Mishka
by Victor G. Ambrus
Age: 3+
Interests: music, circus, animals
Oxford University Press: 1975
24 pp.
Also by this author: The Three Poor Tailors, Horses in Battle, A Country Wedding, Hot Water for Boris, The Little Cockerel, The Sultan’s Bath
One day eight-year-old Mishka’s grandfather gives the boy a fiddle and teaches him to play “The Blue Danube”. Mishka is not satisfied with his audience of goats, ducks and chickens, and decides to leave home in search of fame. He tries to join a ragtag circus troupe, but the haughty ringmaster laughs that they don’t need a fiddler, what they really need is someone to muck out the elephants. Mishka takes the job and is soon given various other duties. Soon he is being tossed about by trapeze artists, bounced by ponies, used for knife-throwing target practice, and doused with water by the clowns. Finally one day he gets his big chance and steals the show standing on his head on top of the largest elephant and playing “The Blue Danube”. Mishka has found fame and at the end the ringmaster is mucking out the elephants himself.

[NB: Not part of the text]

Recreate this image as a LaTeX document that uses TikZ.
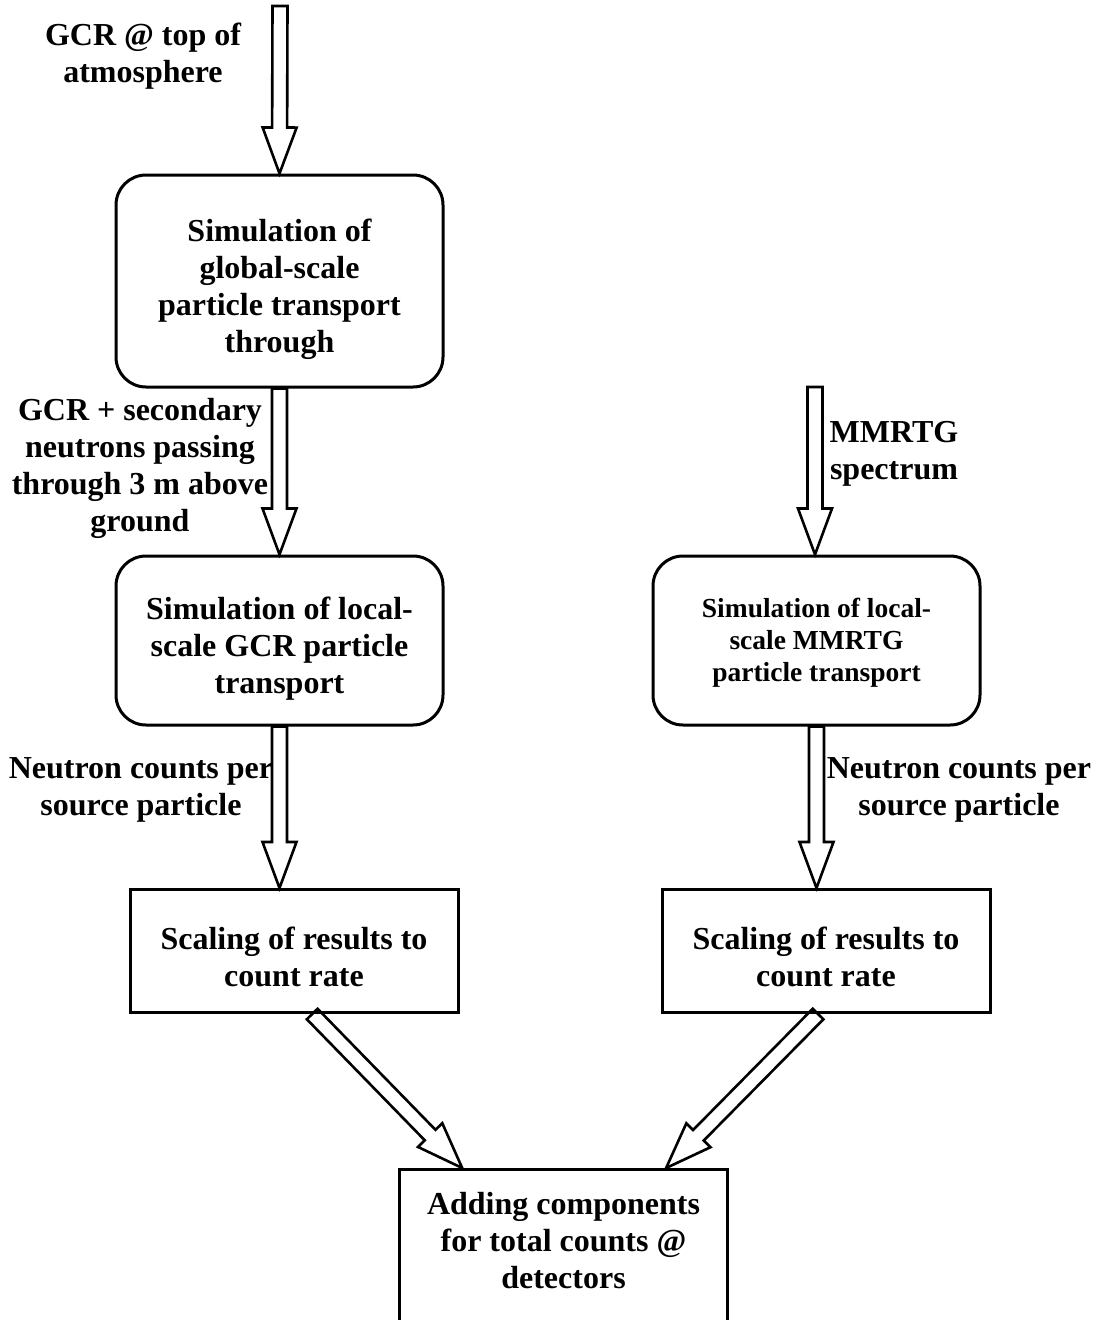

A colourful tale for quite young listeners – there are no twists or complications in this plot, it’s a very straightforward journey from zero to hero. And throughout his adventures little Mishka is quite a good sport, putting up with all kinds of unpleasant duties.
Bold, brightly coloured illustrations accompany this cheerful tale of plucky Mishka’s search for fame. The drawings vividly portray the shabbily unkempt circus people, but the animals are especially marvellous – pot-bellied ponies, flea-bitten dogs, scruffy parrots, and one squinty old gent of a bear in the bath.
This book should entertain your youngster, though I have to mention that there is a particularly evil-looking laughing clown on two separate pages (see also on cover). Just in case you or your child have any serious clown issues…
Mishka is another of those hard-to-find books, as it is out of print.